Hence, there’s an audience over Super Bowl weekend, it just depends what distributors want to throw at them and by reviewers’ standards, Roommate was formulaic with a 9% rotten Tomatometer score, while Sanctum, at 30% rotten, was “a horror movie without a visible monster; a deep dive into shallow characters who bray at one another in a harsh English-based dialect I’m told is Australian,” wrote Time’s Richard Corliss. Luckily for studio accountants, the weekend’s new releases were cheap: Roommate touted a bargain-basement price of $16 million; Universal/Relativity was on the hook for a $12 million acquisition fee.
Sony smartly positioned Roommate around Meester’s image, as she is more recognizable than co-star Mina Kelly (Friday Night Lights).  But as one agent told Vulture.com, “I’ve never seen an uglier billboard.”
Roommate wasn’t a dumb career move for Meester. Much like Jennifer Love Hewitt and Sarah Michelle Gellar, who starred in the 1997 fall hit I Know What You Did Last Summer ($15.8 million, $72.6 million domestic B.O.), Meester chose to target her female (65% of attendees) under-21 fanbase (61%) in a sexy horror film, which they awarded a B Cinema Score (B- overall).  Roommate’s heels could snap in the weeks to come as most genre titles fall precipitously in their second outings. And Justin Bieber is showing up at the multiplex this Friday to kick ass with his 3-D concert doc.

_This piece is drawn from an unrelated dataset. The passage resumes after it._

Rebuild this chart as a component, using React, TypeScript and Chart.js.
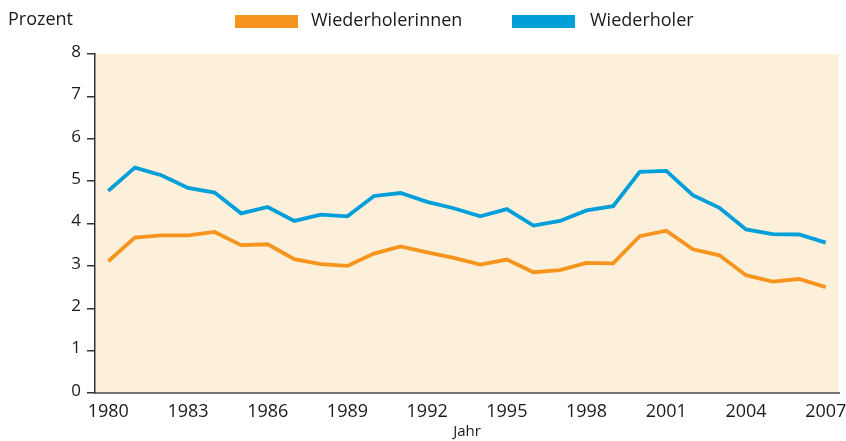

From here on, Hollywood is banking on the Gossip Girl clan, including Meester, to choose their films wisely.  Much like the ‘it’ halo that surrounded the Friends cast in their heyday, the town is hot for their feature prospects. In brief, Blake Lively is coming off the Ben Affleck hit The Town with The Green Lantern still to come; Ed Westwick is booked for Clint Eastwood’s J. Edgar.  And Meester is bankable beyond Gossip Girl baddie Blair Waldorf as an established brand in pop music and fashion.

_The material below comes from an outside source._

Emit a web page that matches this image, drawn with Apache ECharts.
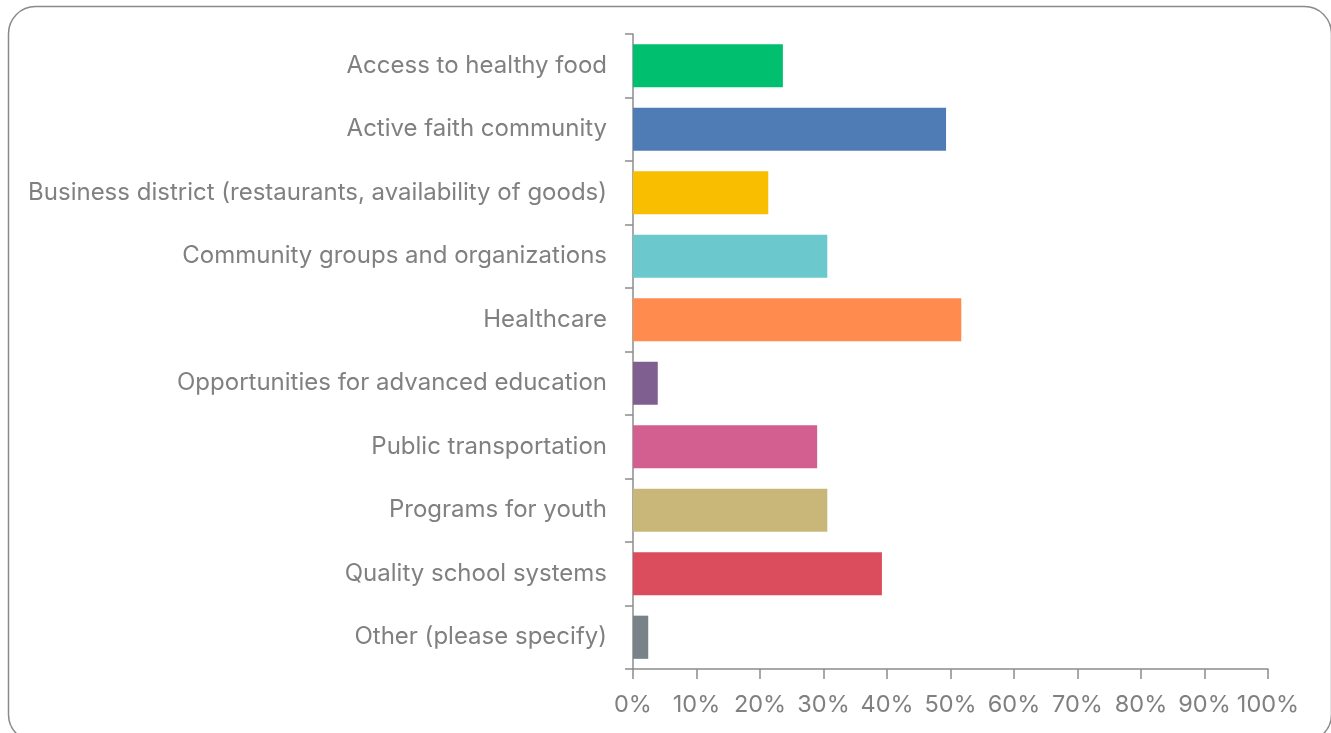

Elsewhere, Oscar noms fueled Black Swan, True Grit and The King’s Speech, which registered modest drops. Nominee Portman’s pop rom-com No Strings Attached held strong with a 37% decline.
Here’s the Top Ten Box Office Chart:

1. The Roommate (Sony/Screen Gems): $15.6 million in its first weekend at 2,534 theaters.  $6,156 theater average. Domestic total: $15.6 million.

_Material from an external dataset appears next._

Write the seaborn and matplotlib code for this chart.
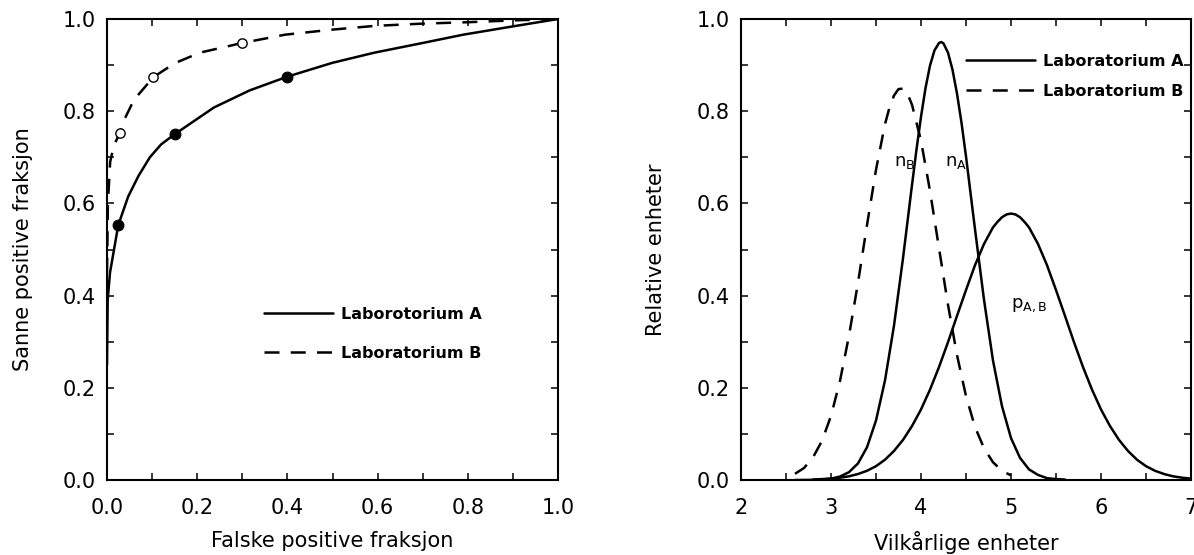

2. Sanctum (Universal/Relativity): $9.2 million in its first weekend at 2,787 theaters.  $3,310 theater average. Domestic total: $9.2 million.
3. No Strings Attached (Paramount/Spyglass): $8.4 million down 37% in its third weekend at 3,050 theaters.  $2,754 theater average. Domestic total: $51.8 million.
4. The King’s Speech (Weinstein Co.): $8.3 million down 25% in its eleventh weekend at 2,584 theaters.  $3,216 theater average.  Domestic total: $84.1 million.
5. Green Hornet (Sony): $6.1 million down 45% in its fourth weekend at 3,033 theaters.  $2,011 theater average. Domestic total: $87.2 million.
6. The Rite (Warner Bros./New Line): $5.565 million down 62% in its second weekend at 2,985 theaters.  $1,864 theater average. Domestic total: $23.7 million.
7. The Mechanic (CBS Films): $5.37 million down 53% in its second weekend at 2,704 theaters.  $1,987 theater average. Domestic total: $20.1 million.
8. True Grit (Paramount/Skydance): $4.75 million down 37% in its seventh weekend at 2,902 theaters.  $1,637 theater average. Domestic total: $155 million.
9. The Dilemma (Universal): $x million down x% in its fourth weekend at 2,545 theaters.  $x theater average. Domestic total: $x million.
10. Black Swan (Fox Searchlight): $3.4 million down 34% in its tenth weekend at 1,977 theaters.  $1,720 theater average. Domestic total: $95.9 million.